Dwaet
About

Machteld Rullens

Dwaet

18.01.24 → 23.03.24


"The chiaroscuro becomes the monad according to a series that can be traversed in both directions: at one end the dark background, at the other sealed light."


The word Dwaet, which in Middle Dutch means to moisten, wash, clean, or rinse, reflects Machteld’s attitude toward her practice. Her work exists at the crossroads between sculpture, conceptual art, and abstract painting: a warmly laconic intersection tacitly referencing art-historical movements from Supports/Surfaces to minimal sculpture, and from performative objects to conceptual practices.

Folded, twisted, inverted, stacked, superimposed, crushed, or flattened, her wall objects made from found cardboard are full of emptiness. Covered in countless layers of oil paint and resin, they are a contemporary chiaroscuro, “at one end the dark background, at the other sealed light.” [2]. Upon closer inspection, the skies, sunsets, full-moon nights, and reflections on the water are all brought to light on the edge of these cardboard surfaces.

"As I collected, reorganized, crushed, and soaked my material, I felt that dwaet resonated with my approach to art-making. I use the box to its full potential. The cardboard is not a separate background from the paint. This broadens my visual research, which I do not only as a painter, but also as a sculptor. I appreciate the freedom that comes with abstraction. Not adding too much, not doing too little. Keeping the work dirty and fresh at the same time. Sometimes, I see the work as evidence of an intention, a desire, or an impulse". Perhaps it is so that I act more subconsciously in the private sphere. I think about art and religion a lot. Both faith and art are simultaneously and paradoxically fragile and resilient. And ultimately indestructible.”

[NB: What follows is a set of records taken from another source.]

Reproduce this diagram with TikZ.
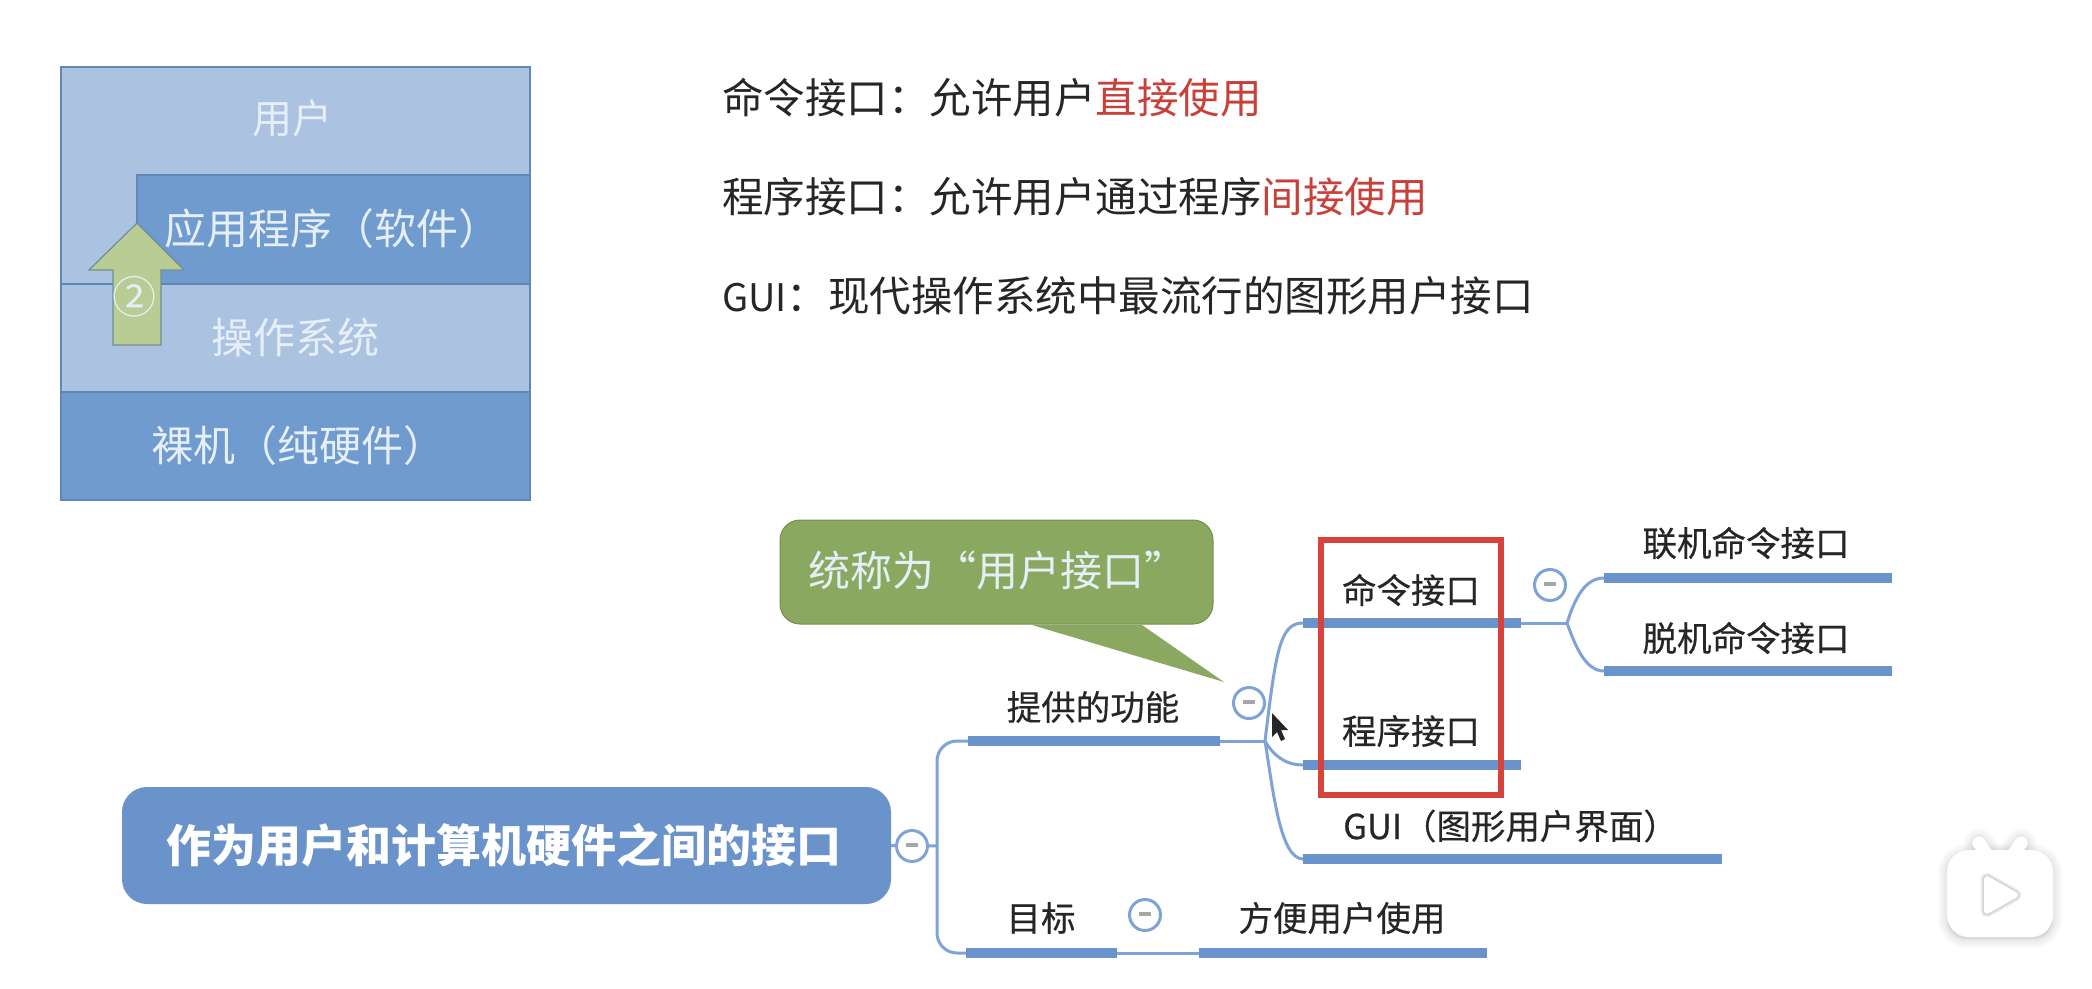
\documentclass[tikz,border=0pt]{standalone}
\usepackage{fontspec}
\setmainfont{Noto Sans CJK SC}
\newfontfamily\mapfont[FakeBold=0.35]{Noto Sans CJK SC}
\usetikzlibrary{calc}
\definecolor{lightlayer}{HTML}{ABC3E0}
\definecolor{darklayer}{HTML}{6F9BCE}
\definecolor{layerline}{HTML}{5F88B8}
\definecolor{arrowgreen}{HTML}{B8CC94}
\definecolor{arrowline}{HTML}{6F8F96}
\definecolor{calloutgreen}{HTML}{8AA85F}
\definecolor{mapblue}{HTML}{6A92CB}
\definecolor{linkblue}{HTML}{7FA3D6}
\definecolor{redbox}{HTML}{D9423A}
\definecolor{redtext}{HTML}{C8403A}
\definecolor{inktext}{HTML}{262626}
\definecolor{palewhite}{HTML}{E6EEF7}
\newcommand{\fs}[1]{\fontsize{#1}{#1}\selectfont}
\tikzset{
  layerlight/.style={draw=layerline,line width=1.2pt,fill=lightlayer},
  layerdark/.style={draw=layerline,line width=1.2pt,fill=darklayer},
  layertext/.style={text=palewhite,inner sep=0pt,font=\fs{42}},
  desc/.style={text=inktext,inner sep=0pt,anchor=west,font=\fs{41.5}},
  maptext/.style={text=inktext,inner sep=0pt,font=\mapfont\fs{34.5}},
  bar/.style={draw=mapblue,line width=9.5pt},
  link/.style={draw=linkblue,line width=3pt},
  foldbtn/.style={circle,draw=linkblue,line width=3pt,fill=white,minimum size=31pt,inner sep=0pt},
  iconshade/.style={draw=black,line join=round,line cap=round,opacity=0.018}
}
\newcommand{\foldmark}{\textcolor{black!35}{\rule[2pt]{12pt}{3.5pt}}}
\begin{document}
\begin{tikzpicture}[x=1pt,y=-1pt]
\useasboundingbox (0,0) rectangle (2092,988);
\fill[white] (0,0) rectangle (2092,988);

% layered stack
\draw[layerlight] (61,67) -- (530,67) -- (530,175) -- (137,175) -- (137,284) -- (61,284) -- cycle;
\draw[layerdark] (137,175) rectangle (530,284);
\draw[layerlight] (61,284) rectangle (530,392);
\draw[layerdark] (61,392) rectangle (530,500);
\node[layertext,font=\fs{40}] (user) at (292,118) {用户};
\node[layertext] (app) at (332,229) {应用程序（软件）};
\node[layertext] (os) at (295,337) {操作系统};
\node[layertext] (hw) at (298,446) {裸机（纯硬件）};
\draw[draw=arrowline,line width=1.2pt,fill=arrowgreen,line join=miter]
  (137,223) -- (184,270) -- (161,270) -- (161,345) -- (113,345) -- (113,270) -- (89,270) -- cycle;
\node[layertext,font=\fs{44}] (step2) at (134,297) {②};

% description lines
\node[desc] (l1) at (722,98) {命令接口：允许用户\textcolor{redtext}{直接使用}};
\node[desc] (l2) at (722,197) {程序接口：允许用户通过程序\textcolor{redtext}{间接使用}};
\node[desc] (l3) at (722,296) {{\fs{38}GUI}：现代操作系统中最流行的图形用户接口};

% callout
\draw[draw=calloutgreen!85!black,line width=1pt,fill=calloutgreen,rounded corners=20pt]
  (780,520) -- (1213,520) -- (1213,624) -- (780,624) -- cycle;
\fill[calloutgreen] (1032,625) -- (1224,682) -- (1142,625) -- cycle;
\node[inner sep=0pt,anchor=west,text=palewhite,font=\fs{42}] (callout) at (808,571) {统称为“用户接口”};

% mind map coordinates
\coordinate (b1a) at (968,741);  \coordinate (b1b) at (1220,741);
\coordinate (j1)  at (1265,741);
\coordinate (b2a) at (1303,623); \coordinate (b2b) at (1521,623);
\coordinate (b3a) at (1303,765); \coordinate (b3b) at (1521,765);
\coordinate (b4a) at (1303,859); \coordinate (b4b) at (1722,859);
\coordinate (j2)  at (1567,623);
\coordinate (b5a) at (1604,578); \coordinate (b5b) at (1892,578);
\coordinate (b6a) at (1604,671); \coordinate (b6b) at (1892,671);
\coordinate (b7a) at (966,953);  \coordinate (b7b) at (1117,953);
\coordinate (b8a) at (1199,953); \coordinate (b8b) at (1487,953);
\coordinate (trunk) at (937,846);

% root
\node[fill=mapblue,rounded corners=25pt,minimum width=769pt,minimum height=117pt,inner sep=0pt,
  text=white,font=\fs{45}\bfseries] (root) at (506.5,845.5) {\hspace*{-5pt}作为用户和计算机硬件之间的接口};

% links
\draw[link] (root.east) -- (trunk);
\draw[link,rounded corners=20pt] (b1a) -- (trunk |- b1a) -- (trunk |- b7a) -- (b7a);
\draw[link] (b1b) -- (j1);
\draw[link] (j1) .. controls (1276,650) and (1280,623) .. (b2a);
\draw[link] (j1) .. controls (1273,755) and (1285,765) .. (b3a);
\draw[link] (j1) .. controls (1273,790) and (1280,859) .. (b4a);
\draw[link] (b2b) -- (j2);
\draw[link] (j2) .. controls (1575,598) and (1585,578) .. (b5a);
\draw[link] (j2) .. controls (1575,645) and (1585,671) .. (b6a);
\draw[link] (b7b) -- (b8a);

% bars
\foreach \a/\b in {b1a/b1b,b2a/b2b,b3a/b3b,b4a/b4b,b5a/b5b,b6a/b6b,b7a/b7b,b8a/b8b}
  \draw[bar] (\a) -- (\b);

% fold buttons
\node[foldbtn] (f0) at (912,846) {\foldmark};
\node[foldbtn] (f1) at (1249,703) {\foldmark};
\node[foldbtn] (f2) at (1550,585) {\foldmark};
\node[foldbtn] (f3) at (1145,915) {\foldmark};

% labels
\node[maptext] (t1) at (1093,707) {提供的功能};
\node[maptext] (t2) at (1411,590) {命令接口};
\node[maptext] (t3) at (1411,731) {程序接口};
\node[maptext,anchor=west] (t4) at (1343,826) {GUI（图形用户界面）};
\node[maptext] (t5) at (1746,543) {联机命令接口};
\node[maptext] (t6) at (1746,638) {脱机命令接口};
\node[maptext] (t7) at (1041,918) {目标};
\node[maptext] (t8) at (1342,918) {方便用户使用};

% red frame
\draw[draw=redbox,line width=5.5pt] (1321,540) rectangle (1501,795);

% mouse cursor
\fill[black!85] (1272,713) -- (1272,737) -- (1277,732) -- (1281,741) -- (1285,739) -- (1281,730) -- (1288,730) -- cycle;

% player badge
\foreach \w in {18,14,10,6,3}{
  \draw[iconshade,line width=\w pt,fill=black,fill opacity=0.01,rounded corners=20pt]
     (1947,853) rectangle (2053,939);
  \draw[iconshade,line width=13pt+\w pt] (1979,844) -- (1992,862);
  \draw[iconshade,line width=13pt+\w pt] (2021,844) -- (2008,862);
}
\draw[white,line width=13pt,line cap=round] (1979,843) -- (1992,862);
\draw[white,line width=13pt,line cap=round] (2021,843) -- (2008,862);
\fill[white,rounded corners=22pt] (1947,850) rectangle (2053,937);
\foreach \w in {7,5,3,1.5}{
  \draw[iconshade,line width=\w pt,rounded corners=6pt,opacity=0.05]
     (1984,874) -- (2021,895) -- (1984,916) -- cycle;
}
\fill[white,rounded corners=6pt] (1984,874) -- (2021,895) -- (1984,916) -- cycle;
\end{tikzpicture}
\end{document}
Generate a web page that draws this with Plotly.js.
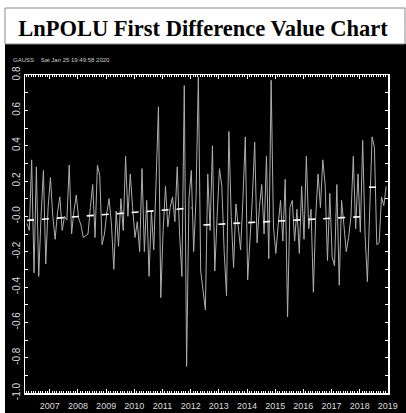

“In Leibniz’s philosophy everything folds, unfolds, refolds. His most famous thesis is that of the soul as a "monad" without door or window, which draws from a dark background all its clear perceptions [...] also the soul is full of dark folds.” [3]

There are evocative titles, such as Judd, or Optimus Prime which take us across the Atlantic, between Minimalism and Pop Culture while Green Bottega and Dirty Swamp Neon are simply descriptive.

Between simplicity and sophistication, Machteld’s work displays the wide range and richness of her practice; an endless diversity through
the repetition of a gesture: the simple fact that she preferred to paint the box rather than the white canvas.